▶ [Your instructions]
Without the pictures, return exactly the lines from the one with "Write the matplotlib code for this chart." through the one with "ax.tick_params(axis='x', length=0, pad=4)". Both end lines belong in the copy.
+---+
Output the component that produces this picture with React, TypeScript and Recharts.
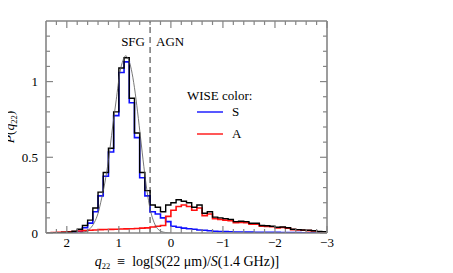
import React from "react";
import { LineChart, Line, XAxis, YAxis, ReferenceLine } from "recharts";

// left edges of the 0.1-wide q22 bins (last entry closes the final bin)
const binEdges = [
  2.4, 2.3, 2.2, 2.1, 2.0, 1.9, 1.8, 1.7, 1.6, 1.5, 1.4, 1.3, 1.2, 1.1, 1.0, 0.9, 0.8, 0.7, 0.6, 0.5,
  0.4, 0.3, 0.2, 0.1, 0.0, -0.1, -0.2, -0.3, -0.4, -0.5, -0.6, -0.7, -0.8, -0.9, -1.0, -1.1, -1.2,
  -1.3, -1.4, -1.5, -1.6, -1.7, -1.8, -1.9, -2.0, -2.1, -2.2, -2.3, -2.4, -2.5, -2.6, -2.7, -2.8,
  -2.9, -3.0,
];

// all sources
const totalHist = [
  0, 0, 0, 0.003, 0.005, 0.012, 0.025, 0.05, 0.085, 0.165, 0.27, 0.4, 0.56, 0.8, 1.09, 1.157, 0.89,
  0.66, 0.4, 0.28, 0.185, 0.17, 0.14, 0.185, 0.2, 0.22, 0.21, 0.2, 0.17, 0.185, 0.13, 0.14, 0.105,
  0.1, 0.095, 0.09, 0.075, 0.078, 0.075, 0.064, 0.064, 0.05, 0.048, 0.045, 0.038, 0.04, 0.035,
  0.025, 0.022, 0.02, 0.018, 0.015, 0.01, 0.008,
];

// WISE colour S
const sHist = [
  0, 0, 0, 0, 0.002, 0.004, 0.01, 0.035, 0.065, 0.14, 0.245, 0.375, 0.535, 0.775, 1.06, 1.13, 0.86,
  0.63, 0.365, 0.245, 0.14, 0.125, 0.1, 0.075, 0.045, 0.038, 0.032, 0.028, 0.025, 0.02, 0.018,
  0.015, 0.012, 0.01, 0.009, 0.008, 0.007, 0.007, 0.006, 0.006, 0.005, 0.005, 0.004, 0.004, 0.004,
  0.003, 0.003, 0.003, 0.003, 0.002, 0.002, 0.002, 0.002, 0.002,
];

// WISE colour A
const aHist = [
  0.002, 0.003, 0.004, 0.006, 0.008, 0.01, 0.013, 0.016, 0.018, 0.02, 0.022, 0.023, 0.024, 0.025,
  0.026, 0.027, 0.028, 0.03, 0.032, 0.034, 0.04, 0.045, 0.05, 0.11, 0.15, 0.175, 0.185, 0.175, 0.15,
  0.165, 0.115, 0.125, 0.095, 0.09, 0.085, 0.082, 0.068, 0.07, 0.068, 0.058, 0.058, 0.045, 0.044,
  0.041, 0.034, 0.036, 0.032, 0.022, 0.02, 0.018, 0.016, 0.013, 0.008, 0.006,
];

// thin fit curve over the SFG peak
const fitQ = [
  1.75, 1.65, 1.55, 1.47, 1.4, 1.33, 1.27, 1.2, 1.12, 1.05, 0.98, 0.92, 0.87, 0.82, 0.76, 0.7, 0.64,
  0.58, 0.52, 0.46, 0.4, 0.34, 0.28, 0.2, 0.1, 0.0,
];
const fitP = [
  0.002, 0.008, 0.03, 0.07, 0.13, 0.23, 0.33, 0.48, 0.7, 0.88, 1.06, 1.14, 1.17, 1.15, 1.08, 0.96,
  0.8, 0.62, 0.44, 0.28, 0.16, 0.085, 0.04, 0.013, 0.003, 0.0,
];

const dividerQ = 0.4;

const xMajor = [2, 1, 0, -1, -2, -3];
const xMinor = [
  2.2, 1.8, 1.6, 1.4, 1.2, 0.8, 0.6, 0.4, 0.2, -0.2, -0.4, -0.6, -0.8, -1.2, -1.4, -1.6, -1.8, -2.2,
  -2.4, -2.6, -2.8,
];
const yMajor = [0, 0.5, 1];
const yMinor = [0.1, 0.2, 0.3, 0.4, 0.6, 0.7, 0.8, 0.9, 1.1, 1.2, 1.3];

// chart sits inside the 8px body margin
const W = 445;
const H = 265;
const AXIS = "#858585";
const FONT = "'Liberation Serif', 'Times New Roman', serif";
const NB = "\u00a0";

const steps = (vals: number[]) =>
  binEdges.map((x, i) => ({ x, y: vals[Math.min(i, vals.length - 1)] }));
const fitData = fitQ.map((x, i) => ({ x, y: fitP[i] }));

const fmt = (v: number) => (v < 0 ? "\u2212" + Math.abs(v) : String(v));

function makeTick(side: string, major: number[]) {
  return (props: any) => {
    const { x, y, payload } = props;
    const v = payload.value;
    const isMajor = major.some((m) => Math.abs(m - v) < 1e-6);
    const len = isMajor ? 7 : 4;
    let line;
    let label = null;
    if (side === "bottom") {
      line = <line x1={x} y1={y} x2={x} y2={y - len} />;
      if (isMajor)
        label = (
          <text x={x} y={y + 14} textAnchor="middle">
            {fmt(v)}
          </text>
        );
    } else if (side === "top") {
      line = <line x1={x} y1={y} x2={x} y2={y + len} />;
    } else if (side === "left") {
      line = <line x1={x} y1={y} x2={x + len} y2={y} />;
      if (isMajor)
        label = (
          <text x={x - 8} y={y + 4.5} textAnchor="end">
            {fmt(v)}
          </text>
        );
    } else {
      line = <line x1={x} y1={y} x2={x - len} y2={y} />;
    }
    return (
      <g>
        <g stroke={AXIS} strokeWidth={1.2}>{line}</g>
        {label && (
          <g fill="#000" fontSize={13} fontFamily={FONT}>
            {label}
          </g>
        )}
      </g>
    );
  };
}

const xTicks = [...xMajor, ...xMinor];
const yTicks = [...yMajor, ...yMinor];
const axisLine = { stroke: AXIS, strokeWidth: 1.6 };

export default function App() {
  return (
    <div style={{ position: "relative", width: W, height: H }}>
      <LineChart width={W} height={H} margin={{ top: 12, right: 125, bottom: 39, left: 37 }}>
        <XAxis
          type="number"
          dataKey="x"
          domain={[-3, 2.4]}
          reversed
          allowDataOverflow
          ticks={xTicks}
          interval={0}
          height={1}
          tickSize={0}
          tickMargin={0}
          axisLine={axisLine}
          tick={makeTick("bottom", xMajor)}
        />
        <XAxis
          xAxisId="top"
          orientation="top"
          type="number"
          dataKey="x"
          domain={[-3, 2.4]}
          reversed
          allowDataOverflow
          ticks={xTicks}
          interval={0}
          height={1}
          tickSize={0}
          tickMargin={0}
          axisLine={axisLine}
          tick={makeTick("top", xMajor)}
        />
        <YAxis
          type="number"
          domain={[0, 1.4]}
          allowDataOverflow
          ticks={yTicks}
          interval={0}
          width={1}
          tickSize={0}
          tickMargin={0}
          axisLine={axisLine}
          tick={makeTick("left", yMajor)}
        />
        <YAxis
          yAxisId="r"
          orientation="right"
          type="number"
          domain={[0, 1.4]}
          allowDataOverflow
          ticks={yTicks}
          interval={0}
          width={1}
          tickSize={0}
          tickMargin={0}
          axisLine={axisLine}
          tick={makeTick("right", yMajor)}
        />
        <ReferenceLine x={dividerQ} stroke="#333" strokeWidth={1} strokeDasharray="6 4" />
        <Line
          data={steps(sHist)}
          dataKey="y"
          type="stepAfter"
          stroke="#1010ff"
          strokeWidth={1.6}
          dot={false}
          isAnimationActive={false}
        />
        <Line
          data={steps(aHist)}
          dataKey="y"
          type="stepAfter"
          stroke="#ff1010"
          strokeWidth={1.6}
          dot={false}
          isAnimationActive={false}
        />
        <Line
          data={steps(totalHist)}
          dataKey="y"
          type="stepAfter"
          stroke="#000"
          strokeWidth={1.4}
          dot={false}
          isAnimationActive={false}
        />
        <Line
          data={fitData}
          dataKey="y"
          type="monotone"
          stroke="#555"
          strokeWidth={0.8}
          dot={false}
          isAnimationActive={false}
        />
      </LineChart>
      {/* annotation layer in page coordinates */}
      <svg
        width={453}
        height={273}
        style={{ position: "absolute", left: -8, top: -8, pointerEvents: "none", overflow: "visible" }}
        fontFamily={FONT}
        fill="#000"
      >
        <text x={145} y={46} fontSize={13} textAnchor="end">SFG</text>
        <text x={156} y={46} fontSize={13}>AGN</text>
        <text x={187} y={100} fontSize={13}>WISE color:</text>
        <line x1={197} y1={112} x2={223} y2={112} stroke="#1010ff" strokeWidth={1.4} />
        <text x={232} y={116} fontSize={13}>S</text>
        <line x1={197} y1={134} x2={223} y2={134} stroke="#ff1010" strokeWidth={1.4} />
        <text x={232} y={138} fontSize={13}>A</text>
        <text x={187} y={266} fontSize={14} textAnchor="middle">
          <tspan fontStyle="italic">q</tspan>
          <tspan fontSize={8.5} dy={3}>22</tspan>
          <tspan dy={-3}>{`${NB}${NB}≡${NB}${NB}log[`}</tspan>
          <tspan fontStyle="italic">S</tspan>
          <tspan>{`(22${NB}μm)/`}</tspan>
          <tspan fontStyle="italic">S</tspan>
          <tspan>{`(1.4${NB}GHz)]`}</tspan>
        </text>
        <text transform="translate(14,127) rotate(-90)" fontSize={13.5} textAnchor="middle">
          <tspan fontStyle="italic">P</tspan>
          <tspan>(</tspan>
          <tspan fontStyle="italic">q</tspan>
          <tspan fontSize={8.5} dy={3}>22</tspan>
          <tspan dy={-3}>)</tspan>
        </text>
      </svg>
    </div>
  );
}
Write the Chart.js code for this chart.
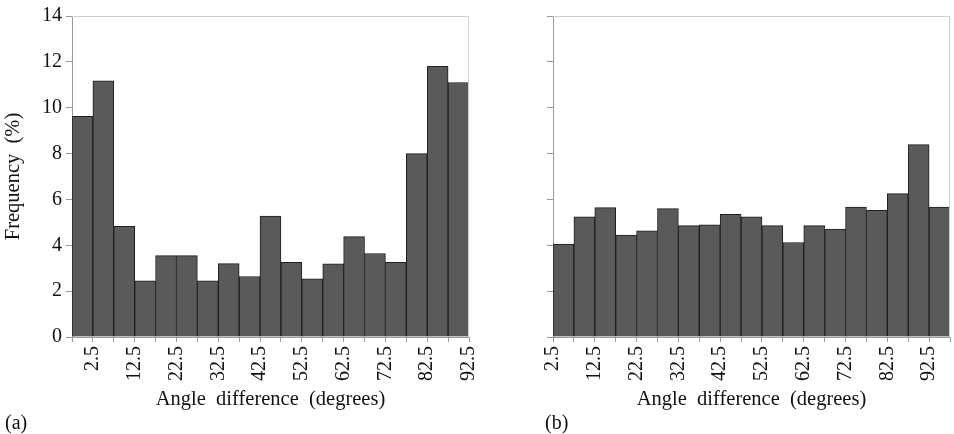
<!DOCTYPE html>
<html>
<head>
<meta charset="utf-8">
<script src="https://cdn.jsdelivr.net/npm/chart.js@4.4.1/dist/chart.umd.min.js"></script>
<style>
  html, body { margin: 0; padding: 0; background: #fff; }
  body { width: 954px; height: 434px; position: relative; overflow: hidden; font-family: "Liberation Serif", serif; }
  .wrap { position: absolute; top: 0; height: 434px; width: 477px; }
  .panel-label { position: absolute; font-size: 20px; color: #111; font-family: "Liberation Serif", serif; line-height: 20px; }
</style>
</head>
<body>
<div class="wrap" style="left:0"><canvas id="ca" width="477" height="434"></canvas></div>
<div class="wrap" style="left:477px"><canvas id="cb" width="477" height="434"></canvas></div>
<div class="panel-label" style="left:5px; top:412px;">(a)</div>
<div class="panel-label" style="left:545px; top:412px;">(b)</div>
<script>
// Bin centres (degrees) of the histogram bars
const binCentres = [2.5, 7.5, 12.5, 17.5, 22.5, 27.5, 32.5, 37.5, 42.5, 47.5, 52.5, 57.5, 62.5, 67.5, 72.5, 77.5, 82.5, 87.5, 92.5];
// Panel (a) frequencies (%)
const freqA = [9.62, 11.17, 4.83, 2.45, 3.55, 3.55, 2.45, 3.2, 2.64, 5.27, 3.26, 2.54, 3.19, 4.38, 3.64, 3.26, 8.0, 11.8, 11.1];
// Panel (b) frequencies (%)
const freqB = [4.05, 5.24, 5.64, 4.44, 4.63, 5.6, 4.86, 4.89, 5.35, 5.24, 4.86, 4.12, 4.86, 4.71, 5.67, 5.53, 6.25, 8.39, 5.67];
// X tick labels
const xTickLabels = ['2.5', '12.5', '22.5', '32.5', '42.5', '52.5', '62.5', '72.5', '82.5', '92.5'];
// Y ticks
const yMin = 0, yMax = 14, yStep = 2;

const FONT = "'Liberation Serif', 'Times New Roman', serif";
const AXIS = '#9a9a9a';
const FRAME = '#cfcfcf';

const framePlugin = {
  id: 'frame',
  afterDatasetsDraw(chart) {
    const a = chart.chartArea, ctx = chart.ctx;
    ctx.save();
    ctx.strokeStyle = FRAME;
    ctx.lineWidth = 1;
    ctx.beginPath();
    ctx.moveTo(a.left, a.top + 0.5);
    ctx.lineTo(a.right - 0.5, a.top + 0.5);
    ctx.lineTo(a.right - 0.5, a.bottom);
    ctx.stroke();
    ctx.restore();
  }
};

function makeChart(id, values, opts) {
  const n = values.length;
  const edges = [];
  for (let k = 0; k <= n; k++) edges.push(k - 0.5);
  return new Chart(document.getElementById(id), {
    type: 'bar',
    data: {
      datasets: [{
        data: values.map((v, i) => ({ x: i, y: v })),
        backgroundColor: '#5a5a5a',
        borderColor: '#1e1e1e',
        borderWidth: 1,
        barPercentage: 1.0,
        categoryPercentage: 1.0
      }]
    },
    options: {
      responsive: false,
      animation: false,
      events: [],
      layout: { padding: { top: 15, right: opts.rightPad, bottom: 0, left: 0 } },
      plugins: { legend: { display: false }, tooltip: { enabled: false } },
      scales: {
        x: {
          type: 'linear',
          min: -0.5,
          max: n - 0.5,
          offset: false,
          afterBuildTicks: (scale) => { scale.ticks = edges.map(v => ({ value: v })); },
          afterFit: (scale) => { scale.height = 97; scale.paddingLeft = 0; scale.paddingRight = 0; },
          grid: { display: true, drawOnChartArea: false, offset: false, tickLength: 5, color: AXIS },
          border: { display: true, color: AXIS },
          ticks: {
            autoSkip: false,
            minRotation: 90,
            maxRotation: 90,
            padding: 4,
            color: '#111',
            font: { family: FONT, size: 20 },
            callback: (value, index) => {
              if (opts.labelParity === 1) return index % 2 === 1 ? xTickLabels[(index - 1) / 2] : '';
              return index % 2 === 0 ? xTickLabels[index / 2] : '';
            }
          },
          title: {
            display: true,
            text: 'Angle  difference  (degrees)',
            color: '#111',
            font: { family: FONT, size: 20.5 },
            padding: { top: 4, bottom: 22 }
          }
        },
        y: {
          min: yMin,
          max: yMax,
          afterFit: (scale) => { scale.width = opts.yWidth; },
          grid: { display: true, drawOnChartArea: false, tickLength: 6, color: AXIS },
          border: { display: true, color: AXIS },
          ticks: {
            stepSize: yStep,
            padding: 4,
            color: '#111',
            font: { family: FONT, size: 20 },
            callback: (v) => opts.showY ? String(v) : ''
          },
          title: {
            display: opts.showY,
            text: 'Frequency  (%)',
            color: '#111',
            font: { family: FONT, size: 20.5 },
            padding: { top: 1, bottom: 0 }
          }
        }
      }
    },
    plugins: [framePlugin]
  });
}

makeChart('ca', freqA, { yWidth: 72, rightPad: 8, labelParity: 1, showY: true });
makeChart('cb', freqB, { yWidth: 76, rightPad: 4, labelParity: 0, showY: false });
</script>
</body>
</html>
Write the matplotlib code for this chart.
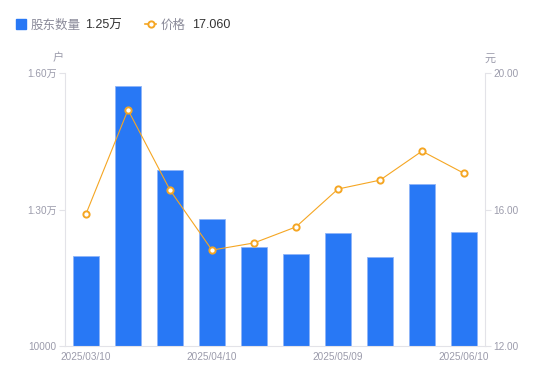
import matplotlib.pyplot as plt
import numpy as np

plt.rcParams['font.family'] = ['Liberation Sans', 'Noto Sans CJK SC', 'DejaVu Sans']

dates = ['2025/03/10', '2025/03/20', '2025/03/31', '2025/04/10', '2025/04/18',
         '2025/04/30', '2025/05/09', '2025/05/20', '2025/05/30', '2025/06/10']
holders = [11980, 15710, 13870, 12790, 12180, 12020, 12480, 11960, 13560, 12500]
price = [15.87, 18.92, 16.57, 14.81, 15.02, 15.49, 16.60, 16.86, 17.71, 17.06]
left_ticks = [10000, 13000, 16000]
left_labels = ['10000', '1.30万', '1.60万']
right_ticks = [12, 16, 20]

blue = '#2878f5'
orange = '#f5a623'
gray = '#9b9bab'
axcol = '#e3e3e8'

fig = plt.figure(figsize=(5.5, 3.81), dpi=100)
ax = fig.add_axes([65/550, 35/381, 420/550, 273/381])
ax2 = ax.twinx()

x = np.arange(len(dates))
ax.bar(x, holders, width=0.6, color=blue, edgecolor='#8fb5f8', linewidth=0.6, zorder=2)
ax.set_ylim(10000, 16000)
ax.set_xlim(-0.5, len(dates) - 0.5)
ax.set_yticks(left_ticks)
ax.set_yticklabels(left_labels)
ax.set_xticks(x[::3])
ax.set_xticklabels(dates[::3])

ax2.plot(x, price, color=orange, lw=0.8, marker='o', ms=4.5, mfc='white',
         mec=orange, mew=1.4, zorder=3)
ax2.set_ylim(12, 20)
ax2.set_yticks(right_ticks)
ax2.set_yticklabels(['%.2f' % v for v in right_ticks])

for a in (ax, ax2):
    for s in a.spines.values():
        s.set_visible(False)
    a.tick_params(colors=gray, labelsize=7.2, length=4, width=0.8, color=axcol, pad=2)
ax.spines['left'].set_visible(True)
ax.spines['left'].set_color(axcol)
ax.spines['bottom'].set_visible(True)
ax.spines['bottom'].set_color(axcol)
ax2.spines['right'].set_visible(True)
ax2.spines['right'].set_color(axcol)
ax.tick_params(axis='x', length=0, pad=4)

fig.text(58/550, 1 - 58.5/381, '户', color=gray, fontsize=8, ha='center', va='center')
fig.text(490/550, 1 - 58.5/381, '元', color=gray, fontsize=8, ha='center', va='center')

# legend row
ly = 1 - 25.5/381
fig.patches.append(plt.Rectangle((16/550, 1 - 29/381), 10/550, 10/381,
                                 transform=fig.transFigure, color=blue, figure=fig))
fig.text(31/550, ly, '股东数量', color='#8a8a99', fontsize=9, va='center')
fig.text(85/550, ly, '1.25万', color='#333333', fontsize=9, va='center')
fig.add_artist(plt.Line2D([145/550, 156/550], [1 - 24/381] * 2, color=orange, lw=1.2))
fig.add_artist(plt.Line2D([150.5/550], [1 - 24/381], color=orange, marker='o', ms=4.5,
                          mfc='white', mew=1.4))
fig.text(161/550, ly, '价格', color='#8a8a99', fontsize=9, va='center')
fig.text(192/550, ly, '17.060', color='#333333', fontsize=9, va='center')

fig.savefig('out.png', dpi=100)
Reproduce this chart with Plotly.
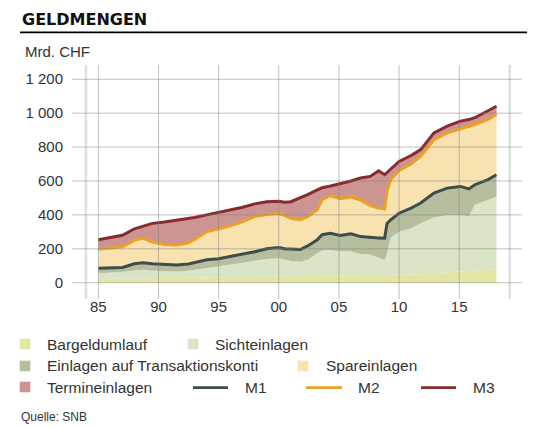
+---+
▶ [Answer for the task]
Write the matplotlib code for this chart.
import matplotlib.pyplot as plt
import numpy as np

plt.rcParams['font.family'] = ['Liberation Sans', 'Noto Sans CJK SC', 'DejaVu Sans']

dates = ['2025/03/10', '2025/03/20', '2025/03/31', '2025/04/10', '2025/04/18',
         '2025/04/30', '2025/05/09', '2025/05/20', '2025/05/30', '2025/06/10']
holders = [11980, 15710, 13870, 12790, 12180, 12020, 12480, 11960, 13560, 12500]
price = [15.87, 18.92, 16.57, 14.81, 15.02, 15.49, 16.60, 16.86, 17.71, 17.06]
left_ticks = [10000, 13000, 16000]
left_labels = ['10000', '1.30万', '1.60万']
right_ticks = [12, 16, 20]

blue = '#2878f5'
orange = '#f5a623'
gray = '#9b9bab'
axcol = '#e3e3e8'

fig = plt.figure(figsize=(5.5, 3.81), dpi=100)
ax = fig.add_axes([65/550, 35/381, 420/550, 273/381])
ax2 = ax.twinx()

x = np.arange(len(dates))
ax.bar(x, holders, width=0.6, color=blue, edgecolor='#8fb5f8', linewidth=0.6, zorder=2)
ax.set_ylim(10000, 16000)
ax.set_xlim(-0.5, len(dates) - 0.5)
ax.set_yticks(left_ticks)
ax.set_yticklabels(left_labels)
ax.set_xticks(x[::3])
ax.set_xticklabels(dates[::3])

ax2.plot(x, price, color=orange, lw=0.8, marker='o', ms=4.5, mfc='white',
         mec=orange, mew=1.4, zorder=3)
ax2.set_ylim(12, 20)
ax2.set_yticks(right_ticks)
ax2.set_yticklabels(['%.2f' % v for v in right_ticks])

for a in (ax, ax2):
    for s in a.spines.values():
        s.set_visible(False)
    a.tick_params(colors=gray, labelsize=7.2, length=4, width=0.8, color=axcol, pad=2)
ax.spines['left'].set_visible(True)
ax.spines['left'].set_color(axcol)
ax.spines['bottom'].set_visible(True)
ax.spines['bottom'].set_color(axcol)
ax2.spines['right'].set_visible(True)
ax2.spines['right'].set_color(axcol)
ax.tick_params(axis='x', length=0, pad=4)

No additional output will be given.